▶ What is required
Restate each line of the listing exactly, without carrying over any pictures.

▶ Input rows
════════

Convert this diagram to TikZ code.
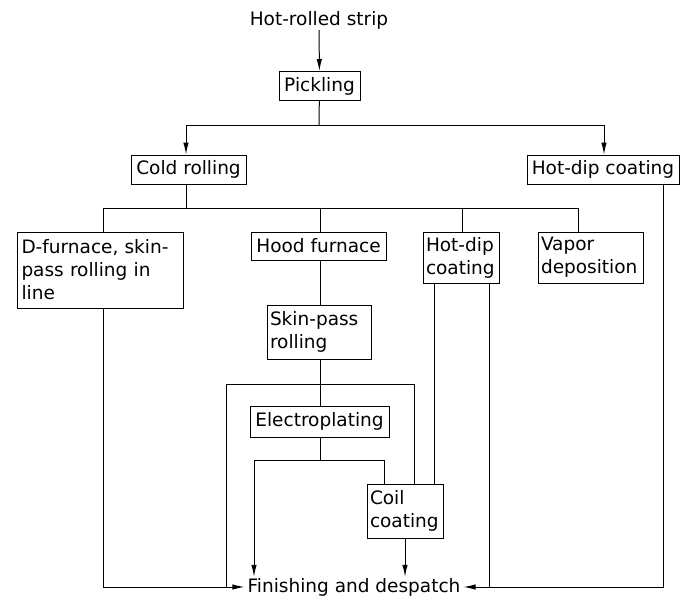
\documentclass[tikz,border=0pt]{standalone}
\usepackage{fontspec}
\setmainfont{DejaVu Sans}
\usetikzlibrary{arrows.meta}
\begin{document}
\begin{tikzpicture}[x=1pt,y=-1pt,
  font=\fontsize{18.5}{23}\selectfont,
  ln/.style={line width=1pt},
  arr/.style={ln,-{Latex[length=12pt,width=5.5pt]}},
  box/.style={draw,line width=1pt,inner xsep=3pt,inner ysep=2pt,align=left},
  lbl/.style={inner sep=1pt}]
\useasboundingbox (0,0) rectangle (681,600);
% nodes
\node[lbl] (hrs) at (319,20) {Hot-rolled strip};
\node[box,minimum width=81,minimum height=29] (pick) at (319.5,86) {Pickling};
\node[box,minimum width=115,minimum height=29] (cold) at (188.5,169.5) {Cold rolling};
\node[box,minimum width=152,minimum height=29] (hdc1) at (603,169.5) {Hot-dip coating};
\node[box,minimum width=166,minimum height=76,text width=158] (dfur) at (100.5,270) {D-furnace, skin-\\pass rolling in\\line};
\node[box,minimum width=135,minimum height=28] (hood) at (318.5,246) {Hood furnace};
\node[box,minimum width=76,minimum height=51,text width=70] (hdc2) at (461,257.5) {Hot-dip\\coating};
\node[box,minimum width=105,minimum height=51,text width=99] (vap) at (590.5,257.5) {Vapor\\deposition};
\node[box,minimum width=104,minimum height=54,text width=98] (skin) at (319,332) {Skin-pass\\rolling};
\node[box,minimum width=139,minimum height=31] (elec) at (319.5,421.5) {Electroplating};
\node[box,minimum width=76,minimum height=54,text width=70] (coil) at (405,511) {Coil\\coating};
\node[lbl,inner xsep=3pt,anchor=base] (fin) at (354,592) {Finishing and despatch};
% junction coordinates
\coordinate (j1) at (319,125);
\coordinate (j1l) at (186,125);
\coordinate (j1r) at (604,125);
\coordinate (j2) at (186,208);
\coordinate (j2a) at (103,208);
\coordinate (j2b) at (320,208);
\coordinate (j2c) at (462,208);
\coordinate (j2d) at (578,208);
\coordinate (j3) at (320,384);
\coordinate (j3l) at (226,384);
\coordinate (j3r) at (414,384);
\coordinate (j4) at (320,460);
\coordinate (j4l) at (254,460);
\coordinate (j4r) at (384,460);
\coordinate (bl) at (103,587);
\coordinate (br) at (663,587);
\coordinate (fw) at (fin.west |- bl);
\coordinate (fe) at (fin.east |- br);
% connectors
\draw[arr] (hrs) -- (pick);
\draw[ln] (pick) -- (j1);
\draw[ln] (j1l) -- (j1r);
\draw[arr] (j1l) -- (j1l |- cold.north);
\draw[arr] (j1r) -- (j1r |- hdc1.north);
\draw[ln] (j2 |- cold.south) -- (j2);
\draw[ln] (j2a) -- (j2d);
\draw[ln] (j2a) -- (j2a |- dfur.north);
\draw[ln] (j2b) -- (j2b |- hood.north);
\draw[ln] (j2c) -- (j2c |- hdc2.north);
\draw[ln] (j2d) -- (j2d |- vap.north);
\draw[ln] (hood.south -| j2b) -- (j2b |- skin.north);
\draw[ln] (skin.south -| j3) -- (j3);
\draw[ln] (j3) -- (j3 |- elec.north);
\draw[ln] (j3l |- bl) -- (j3l) -- (j3r) -- (j3r |- coil.north);
\draw[ln] (elec.south -| j4) -- (j4);
\draw[arr] (j4r |- coil.north) -- (j4r) -- (j4l) -- (j4l |- fin.north);
\draw[ln] (hdc2.south -| 434,0) -- (coil.north -| 434,0);
\draw[ln] (hdc2.south -| 489,0) -- (489,587);
\draw[arr] (coil.south) -- (coil.south |- fin.north);
\draw[arr] (bl |- dfur.south) -- (bl) -- (fw);
\draw[arr] (hdc1.south -| br) -- (br) -- (fe);
\end{tikzpicture}
\end{document}
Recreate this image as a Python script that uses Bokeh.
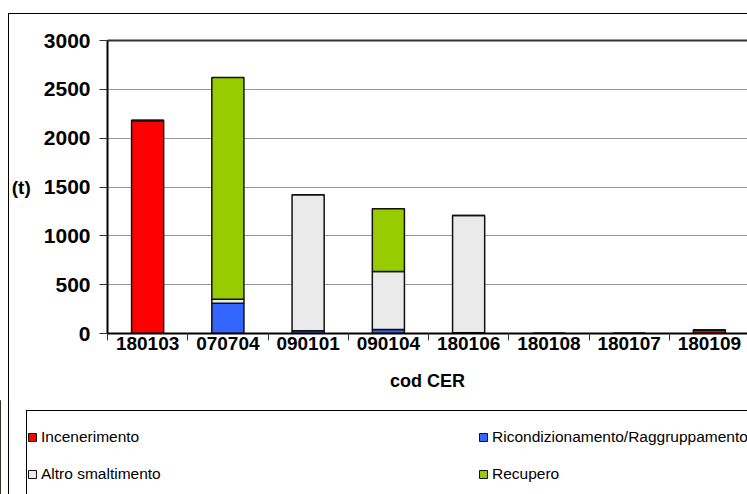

════════

▶ Task result
Convert this diagram to TikZ code.
\documentclass[tikz,border=0pt]{standalone}
\usepackage{fontspec}
\setmainfont{DejaVu Sans}
\usetikzlibrary{arrows.meta}
\begin{document}
\begin{tikzpicture}[x=1pt,y=-1pt,
  font=\fontsize{18.5}{23}\selectfont,
  ln/.style={line width=1pt},
  arr/.style={ln,-{Latex[length=12pt,width=5.5pt]}},
  box/.style={draw,line width=1pt,inner xsep=3pt,inner ysep=2pt,align=left},
  lbl/.style={inner sep=1pt}]
\useasboundingbox (0,0) rectangle (681,600);
% nodes
\node[lbl] (hrs) at (319,20) {Hot-rolled strip};
\node[box,minimum width=81,minimum height=29] (pick) at (319.5,86) {Pickling};
\node[box,minimum width=115,minimum height=29] (cold) at (188.5,169.5) {Cold rolling};
\node[box,minimum width=152,minimum height=29] (hdc1) at (603,169.5) {Hot-dip coating};
\node[box,minimum width=166,minimum height=76,text width=158] (dfur) at (100.5,270) {D-furnace, skin-\\pass rolling in\\line};
\node[box,minimum width=135,minimum height=28] (hood) at (318.5,246) {Hood furnace};
\node[box,minimum width=76,minimum height=51,text width=70] (hdc2) at (461,257.5) {Hot-dip\\coating};
\node[box,minimum width=105,minimum height=51,text width=99] (vap) at (590.5,257.5) {Vapor\\deposition};
\node[box,minimum width=104,minimum height=54,text width=98] (skin) at (319,332) {Skin-pass\\rolling};
\node[box,minimum width=139,minimum height=31] (elec) at (319.5,421.5) {Electroplating};
\node[box,minimum width=76,minimum height=54,text width=70] (coil) at (405,511) {Coil\\coating};
\node[lbl,inner xsep=3pt,anchor=base] (fin) at (354,592) {Finishing and despatch};
% junction coordinates
\coordinate (j1) at (319,125);
\coordinate (j1l) at (186,125);
\coordinate (j1r) at (604,125);
\coordinate (j2) at (186,208);
\coordinate (j2a) at (103,208);
\coordinate (j2b) at (320,208);
\coordinate (j2c) at (462,208);
\coordinate (j2d) at (578,208);
\coordinate (j3) at (320,384);
\coordinate (j3l) at (226,384);
\coordinate (j3r) at (414,384);
\coordinate (j4) at (320,460);
\coordinate (j4l) at (254,460);
\coordinate (j4r) at (384,460);
\coordinate (bl) at (103,587);
\coordinate (br) at (663,587);
\coordinate (fw) at (fin.west |- bl);
\coordinate (fe) at (fin.east |- br);
% connectors
\draw[arr] (hrs) -- (pick);
\draw[ln] (pick) -- (j1);
\draw[ln] (j1l) -- (j1r);
\draw[arr] (j1l) -- (j1l |- cold.north);
\draw[arr] (j1r) -- (j1r |- hdc1.north);
\draw[ln] (j2 |- cold.south) -- (j2);
\draw[ln] (j2a) -- (j2d);
\draw[ln] (j2a) -- (j2a |- dfur.north);
\draw[ln] (j2b) -- (j2b |- hood.north);
\draw[ln] (j2c) -- (j2c |- hdc2.north);
\draw[ln] (j2d) -- (j2d |- vap.north);
\draw[ln] (hood.south -| j2b) -- (j2b |- skin.north);
\draw[ln] (skin.south -| j3) -- (j3);
\draw[ln] (j3) -- (j3 |- elec.north);
\draw[ln] (j3l |- bl) -- (j3l) -- (j3r) -- (j3r |- coil.north);
\draw[ln] (elec.south -| j4) -- (j4);
\draw[arr] (j4r |- coil.north) -- (j4r) -- (j4l) -- (j4l |- fin.north);
\draw[ln] (hdc2.south -| 434,0) -- (coil.north -| 434,0);
\draw[ln] (hdc2.south -| 489,0) -- (489,587);
\draw[arr] (coil.south) -- (coil.south |- fin.north);
\draw[arr] (bl |- dfur.south) -- (bl) -- (fw);
\draw[arr] (hdc1.south -| br) -- (br) -- (fe);
\end{tikzpicture}
\end{document}
Recreate this image as a Python script that uses Bokeh.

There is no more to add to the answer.